▸ **YOUR GOAL**
Lines containing the string "this" are to be counted; report the total by itself.

Start of INFORMATION SHOWN

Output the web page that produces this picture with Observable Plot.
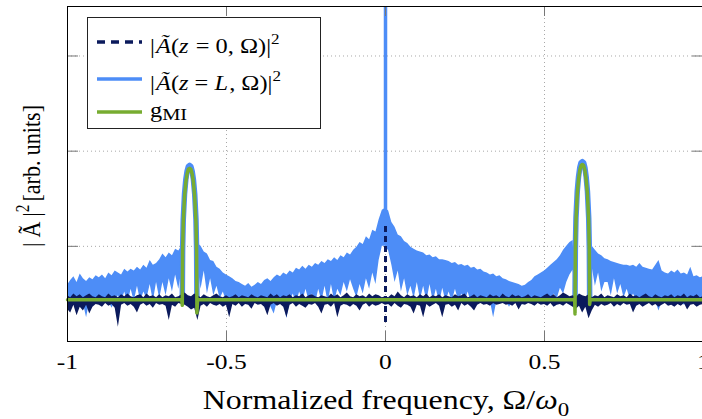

End of INFORMATION SHOWN
Start of INFORMATION SHOWN

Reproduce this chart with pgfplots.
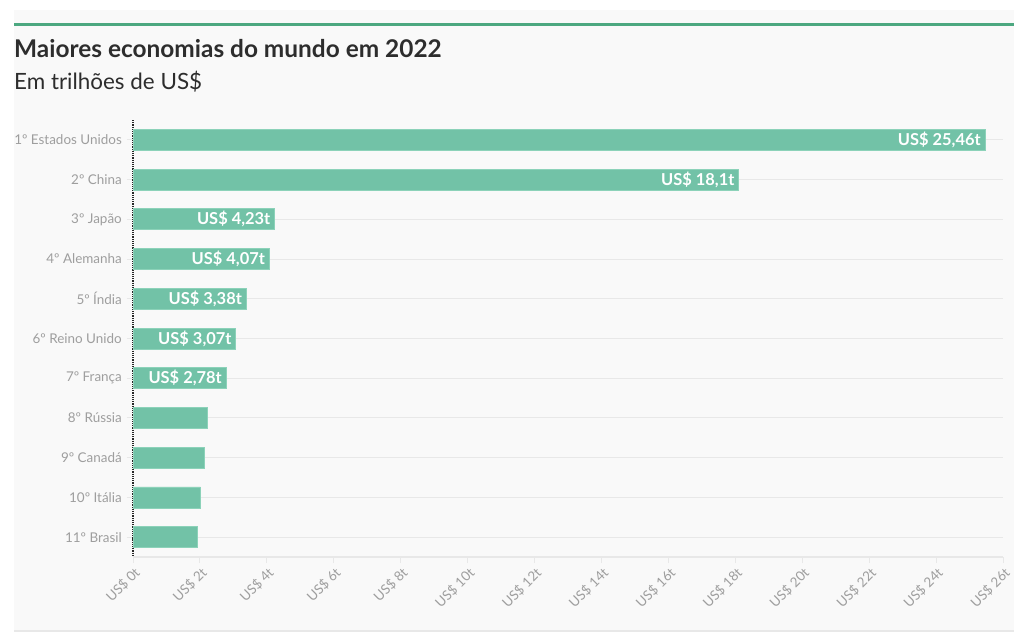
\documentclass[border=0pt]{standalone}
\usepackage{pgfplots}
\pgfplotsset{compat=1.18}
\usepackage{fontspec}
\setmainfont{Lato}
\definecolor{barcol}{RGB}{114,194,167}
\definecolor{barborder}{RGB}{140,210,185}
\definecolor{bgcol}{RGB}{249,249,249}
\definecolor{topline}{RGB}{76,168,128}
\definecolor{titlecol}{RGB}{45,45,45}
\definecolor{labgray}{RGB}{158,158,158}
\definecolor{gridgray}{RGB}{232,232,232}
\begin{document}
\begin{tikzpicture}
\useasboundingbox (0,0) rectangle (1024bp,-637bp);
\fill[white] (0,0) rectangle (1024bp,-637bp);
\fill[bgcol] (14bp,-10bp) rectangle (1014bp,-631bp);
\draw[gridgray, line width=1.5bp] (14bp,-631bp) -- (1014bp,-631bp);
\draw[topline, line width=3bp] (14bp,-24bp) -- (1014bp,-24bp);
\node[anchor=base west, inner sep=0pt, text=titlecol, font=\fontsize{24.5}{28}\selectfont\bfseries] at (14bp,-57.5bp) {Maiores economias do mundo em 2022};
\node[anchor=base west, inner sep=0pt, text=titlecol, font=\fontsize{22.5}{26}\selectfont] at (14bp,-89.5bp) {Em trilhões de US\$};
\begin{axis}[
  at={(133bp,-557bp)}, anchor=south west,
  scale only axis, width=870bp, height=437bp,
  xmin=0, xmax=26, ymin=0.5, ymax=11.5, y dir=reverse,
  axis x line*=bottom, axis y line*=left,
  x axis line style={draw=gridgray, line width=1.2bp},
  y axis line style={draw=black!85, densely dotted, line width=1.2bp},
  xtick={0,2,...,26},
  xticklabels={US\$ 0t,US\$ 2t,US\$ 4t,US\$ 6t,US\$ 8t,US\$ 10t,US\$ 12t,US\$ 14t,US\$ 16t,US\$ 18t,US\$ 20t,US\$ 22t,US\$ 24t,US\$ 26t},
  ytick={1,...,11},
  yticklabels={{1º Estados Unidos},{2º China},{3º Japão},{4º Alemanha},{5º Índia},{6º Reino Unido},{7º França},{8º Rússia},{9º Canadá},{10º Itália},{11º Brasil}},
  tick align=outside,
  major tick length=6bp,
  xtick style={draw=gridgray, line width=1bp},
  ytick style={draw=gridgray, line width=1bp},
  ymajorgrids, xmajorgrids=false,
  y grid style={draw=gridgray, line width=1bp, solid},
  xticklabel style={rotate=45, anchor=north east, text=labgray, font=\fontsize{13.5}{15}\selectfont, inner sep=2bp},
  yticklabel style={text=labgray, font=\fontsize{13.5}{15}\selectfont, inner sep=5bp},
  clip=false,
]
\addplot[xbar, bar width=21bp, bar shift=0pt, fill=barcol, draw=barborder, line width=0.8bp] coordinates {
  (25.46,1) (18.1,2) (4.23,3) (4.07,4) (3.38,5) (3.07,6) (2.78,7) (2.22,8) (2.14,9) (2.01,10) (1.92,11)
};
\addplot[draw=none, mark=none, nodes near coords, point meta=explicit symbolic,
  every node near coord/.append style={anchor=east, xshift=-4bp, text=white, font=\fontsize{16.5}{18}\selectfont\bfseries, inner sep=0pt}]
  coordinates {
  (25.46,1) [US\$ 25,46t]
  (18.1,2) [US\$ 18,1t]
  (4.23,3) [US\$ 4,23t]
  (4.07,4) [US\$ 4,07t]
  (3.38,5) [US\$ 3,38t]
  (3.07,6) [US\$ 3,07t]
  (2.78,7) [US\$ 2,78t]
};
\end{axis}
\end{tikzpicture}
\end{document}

End of INFORMATION SHOWN

▸ **FINISHED ANSWER**
2